[start of Data block]

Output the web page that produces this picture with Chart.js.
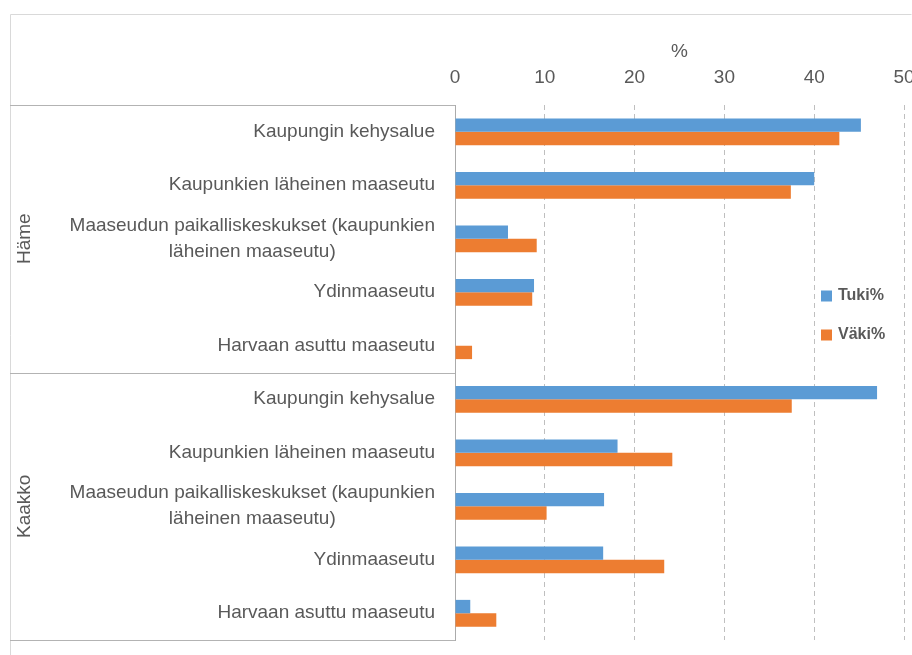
<!DOCTYPE html>
<html>
<head>
<meta charset="utf-8">
<script src="https://cdn.jsdelivr.net/npm/chart.js@4/dist/chart.umd.min.js"></script>
<style>
  html, body { margin: 0; padding: 0; background: #ffffff; overflow: hidden; }
  #c { display: block; }
</style>
</head>
<body>
<canvas id="c" width="922" height="655"></canvas>
<script>
// ---- data ----
const groups = ['Häme', 'Kaakko'];
const groupSizes = [5, 5];
const categories = [
  'Kaupungin kehysalue',
  'Kaupunkien läheinen maaseutu',
  ['Maaseudun paikalliskeskukset (kaupunkien', 'läheinen maaseutu)'],
  'Ydinmaaseutu',
  'Harvaan asuttu maaseutu',
  'Kaupungin kehysalue',
  'Kaupunkien läheinen maaseutu',
  ['Maaseudun paikalliskeskukset (kaupunkien', 'läheinen maaseutu)'],
  'Ydinmaaseutu',
  'Harvaan asuttu maaseutu'
];
const tukiValues = [45.2, 40.0, 5.9, 8.8, 0, 47.0, 18.1, 16.6, 16.5, 1.7];
const vakiValues = [42.8, 37.4, 9.1, 8.6, 1.9, 37.5, 24.2, 10.2, 23.3, 4.6];
const seriesNames = ['Tuki%', 'Väki%'];
const xTicks = [0, 10, 20, 30, 40, 50];
const axisTitle = '%';

const TEXT = '#595959';
const FONT = '"Liberation Sans", Arial, sans-serif';

const decorPlugin = {
  id: 'decor',
  beforeDraw(chart) {
    const ctx = chart.ctx;
    ctx.save();
    ctx.strokeStyle = '#d9d9d9';
    ctx.lineWidth = 1;
    ctx.beginPath();
    ctx.moveTo(10.5, 700);
    ctx.lineTo(10.5, 14.5);
    ctx.lineTo(911.5, 14.5);
    ctx.stroke();
    ctx.restore();
  },
  afterDraw(chart) {
    const ctx = chart.ctx;
    const ca = chart.chartArea;
    const y = chart.scales.y;
    ctx.save();
    // category labels
    ctx.fillStyle = TEXT;
    ctx.font = '19px ' + FONT;
    ctx.textBaseline = 'middle';
    const rightX = ca.left - 20;
    const lh = 26;
    categories.forEach((lab, i) => {
      const cy = y.getPixelForTick(i);
      const lines = Array.isArray(lab) ? lab : [lab];
      const widths = lines.map(l => ctx.measureText(l).width);
      const maxW = Math.max(...widths);
      const centerX = rightX - maxW / 2;
      lines.forEach((l, k) => {
        const ly = cy + (k - (lines.length - 1) / 2) * lh;
        ctx.textAlign = 'center';
        ctx.fillText(l, centerX, ly);
      });
    });
    // group boxes
    ctx.strokeStyle = '#b3b3b3';
    ctx.lineWidth = 1;
    let start = 0;
    const bounds = [ca.top];
    groupSizes.forEach((n, g) => {
      const end = start + n - 1;
      const bottom = (end === categories.length - 1) ? ca.bottom :
        (y.getPixelForTick(end) + y.getPixelForTick(end + 1)) / 2;
      bounds.push(bottom);
      start += n;
    });
    bounds.forEach(b => {
      const yy = Math.round(b) + 0.5;
      ctx.beginPath();
      ctx.moveTo(10, yy);
      ctx.lineTo(ca.left, yy);
      ctx.stroke();
    });
    // group labels
    groups.forEach((gname, g) => {
      const cy = (bounds[g] + bounds[g + 1]) / 2;
      ctx.save();
      ctx.translate(25, cy);
      ctx.rotate(-Math.PI / 2);
      ctx.textAlign = 'center';
      ctx.textBaseline = 'middle';
      ctx.fillStyle = TEXT;
      ctx.font = '19px ' + FONT;
      ctx.fillText(gname, 0, 0);
      ctx.restore();
    });
    // legend
    const lx = ca.right - 83;
    const ly = [ca.top + 191, ca.top + 230];
    chart.data.datasets.forEach((ds, i) => {
      ctx.fillStyle = ds.backgroundColor;
      ctx.fillRect(lx, ly[i] - 5.5, 11, 11);
      ctx.fillStyle = TEXT;
      ctx.font = 'bold 16px ' + FONT;
      ctx.textAlign = 'left';
      ctx.textBaseline = 'middle';
      ctx.fillText(ds.label, lx + 17, ly[i]);
    });
    ctx.restore();
  }
};

new Chart(document.getElementById('c'), {
  type: 'bar',
  data: {
    labels: categories,
    datasets: [
      { label: seriesNames[0], data: tukiValues, backgroundColor: '#5B9BD5', borderWidth: 0 },
      { label: seriesNames[1], data: vakiValues, backgroundColor: '#ED7D31', borderWidth: 0 }
    ]
  },
  options: {
    indexAxis: 'y',
    responsive: false,
    animation: false,
    layout: { padding: { left: 0, right: 18, top: 0, bottom: 15 } },
    datasets: { bar: { categoryPercentage: 0.5, barPercentage: 1.0 } },
    plugins: { legend: { display: false }, tooltip: { enabled: false } },
    scales: {
      x: {
        position: 'top',
        min: 0,
        max: 50,
        afterBuildTicks(scale) { scale.ticks = xTicks.map(v => ({ value: v })); },
        afterFit(scale) {
          scale.height = 105;
          scale.paddingLeft = 0;
          scale.paddingRight = 0;
        },
        ticks: { color: TEXT, font: { family: FONT, size: 19 }, padding: 16 },
        grid: {
          drawTicks: false,
          color: (c) => (c.tick && c.tick.value === 0) ? 'rgba(0,0,0,0)' : '#bfbfbf',
          lineWidth: 1
        },
        border: { display: false, dash: [5, 4] },
        title: { display: true, text: axisTitle, color: TEXT, font: { family: FONT, size: 19 }, padding: { top: 40, bottom: 0 } }
      },
      y: {
        ticks: { display: false },
        grid: { display: false },
        border: { display: true, color: '#ababab', width: 1 },
        afterFit(scale) {
          scale.width = 455;
          scale.paddingTop = 0;
          scale.paddingBottom = 0;
        }
      }
    }
  },
  plugins: [decorPlugin]
});
</script>
</body>
</html>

[end of Data block]

Your task is to reproduce all of the material exactly. The pictures stay out.

Output the web page that produces this picture with Chart.js.
<!DOCTYPE html>
<html>
<head>
<meta charset="utf-8">
<script src="https://cdn.jsdelivr.net/npm/chart.js@4/dist/chart.umd.min.js"></script>
<style>
  html, body { margin: 0; padding: 0; background: #ffffff; overflow: hidden; }
  #c { display: block; }
</style>
</head>
<body>
<canvas id="c" width="922" height="655"></canvas>
<script>
// ---- data ----
const groups = ['Häme', 'Kaakko'];
const groupSizes = [5, 5];
const categories = [
  'Kaupungin kehysalue',
  'Kaupunkien läheinen maaseutu',
  ['Maaseudun paikalliskeskukset (kaupunkien', 'läheinen maaseutu)'],
  'Ydinmaaseutu',
  'Harvaan asuttu maaseutu',
  'Kaupungin kehysalue',
  'Kaupunkien läheinen maaseutu',
  ['Maaseudun paikalliskeskukset (kaupunkien', 'läheinen maaseutu)'],
  'Ydinmaaseutu',
  'Harvaan asuttu maaseutu'
];
const tukiValues = [45.2, 40.0, 5.9, 8.8, 0, 47.0, 18.1, 16.6, 16.5, 1.7];
const vakiValues = [42.8, 37.4, 9.1, 8.6, 1.9, 37.5, 24.2, 10.2, 23.3, 4.6];
const seriesNames = ['Tuki%', 'Väki%'];
const xTicks = [0, 10, 20, 30, 40, 50];
const axisTitle = '%';

const TEXT = '#595959';
const FONT = '"Liberation Sans", Arial, sans-serif';

const decorPlugin = {
  id: 'decor',
  beforeDraw(chart) {
    const ctx = chart.ctx;
    ctx.save();
    ctx.strokeStyle = '#d9d9d9';
    ctx.lineWidth = 1;
    ctx.beginPath();
    ctx.moveTo(10.5, 700);
    ctx.lineTo(10.5, 14.5);
    ctx.lineTo(911.5, 14.5);
    ctx.stroke();
    ctx.restore();
  },
  afterDraw(chart) {
    const ctx = chart.ctx;
    const ca = chart.chartArea;
    const y = chart.scales.y;
    ctx.save();
    // category labels
    ctx.fillStyle = TEXT;
    ctx.font = '19px ' + FONT;
    ctx.textBaseline = 'middle';
    const rightX = ca.left - 20;
    const lh = 26;
    categories.forEach((lab, i) => {
      const cy = y.getPixelForTick(i);
      const lines = Array.isArray(lab) ? lab : [lab];
      const widths = lines.map(l => ctx.measureText(l).width);
      const maxW = Math.max(...widths);
      const centerX = rightX - maxW / 2;
      lines.forEach((l, k) => {
        const ly = cy + (k - (lines.length - 1) / 2) * lh;
        ctx.textAlign = 'center';
        ctx.fillText(l, centerX, ly);
      });
    });
    // group boxes
    ctx.strokeStyle = '#b3b3b3';
    ctx.lineWidth = 1;
    let start = 0;
    const bounds = [ca.top];
    groupSizes.forEach((n, g) => {
      const end = start + n - 1;
      const bottom = (end === categories.length - 1) ? ca.bottom :
        (y.getPixelForTick(end) + y.getPixelForTick(end + 1)) / 2;
      bounds.push(bottom);
      start += n;
    });
    bounds.forEach(b => {
      const yy = Math.round(b) + 0.5;
      ctx.beginPath();
      ctx.moveTo(10, yy);
      ctx.lineTo(ca.left, yy);
      ctx.stroke();
    });
    // group labels
    groups.forEach((gname, g) => {
      const cy = (bounds[g] + bounds[g + 1]) / 2;
      ctx.save();
      ctx.translate(25, cy);
      ctx.rotate(-Math.PI / 2);
      ctx.textAlign = 'center';
      ctx.textBaseline = 'middle';
      ctx.fillStyle = TEXT;
      ctx.font = '19px ' + FONT;
      ctx.fillText(gname, 0, 0);
      ctx.restore();
    });
    // legend
    const lx = ca.right - 83;
    const ly = [ca.top + 191, ca.top + 230];
    chart.data.datasets.forEach((ds, i) => {
      ctx.fillStyle = ds.backgroundColor;
      ctx.fillRect(lx, ly[i] - 5.5, 11, 11);
      ctx.fillStyle = TEXT;
      ctx.font = 'bold 16px ' + FONT;
      ctx.textAlign = 'left';
      ctx.textBaseline = 'middle';
      ctx.fillText(ds.label, lx + 17, ly[i]);
    });
    ctx.restore();
  }
};

new Chart(document.getElementById('c'), {
  type: 'bar',
  data: {
    labels: categories,
    datasets: [
      { label: seriesNames[0], data: tukiValues, backgroundColor: '#5B9BD5', borderWidth: 0 },
      { label: seriesNames[1], data: vakiValues, backgroundColor: '#ED7D31', borderWidth: 0 }
    ]
  },
  options: {
    indexAxis: 'y',
    responsive: false,
    animation: false,
    layout: { padding: { left: 0, right: 18, top: 0, bottom: 15 } },
    datasets: { bar: { categoryPercentage: 0.5, barPercentage: 1.0 } },
    plugins: { legend: { display: false }, tooltip: { enabled: false } },
    scales: {
      x: {
        position: 'top',
        min: 0,
        max: 50,
        afterBuildTicks(scale) { scale.ticks = xTicks.map(v => ({ value: v })); },
        afterFit(scale) {
          scale.height = 105;
          scale.paddingLeft = 0;
          scale.paddingRight = 0;
        },
        ticks: { color: TEXT, font: { family: FONT, size: 19 }, padding: 16 },
        grid: {
          drawTicks: false,
          color: (c) => (c.tick && c.tick.value === 0) ? 'rgba(0,0,0,0)' : '#bfbfbf',
          lineWidth: 1
        },
        border: { display: false, dash: [5, 4] },
        title: { display: true, text: axisTitle, color: TEXT, font: { family: FONT, size: 19 }, padding: { top: 40, bottom: 0 } }
      },
      y: {
        ticks: { display: false },
        grid: { display: false },
        border: { display: true, color: '#ababab', width: 1 },
        afterFit(scale) {
          scale.width = 455;
          scale.paddingTop = 0;
          scale.paddingBottom = 0;
        }
      }
    }
  },
  plugins: [decorPlugin]
});
</script>
</body>
</html>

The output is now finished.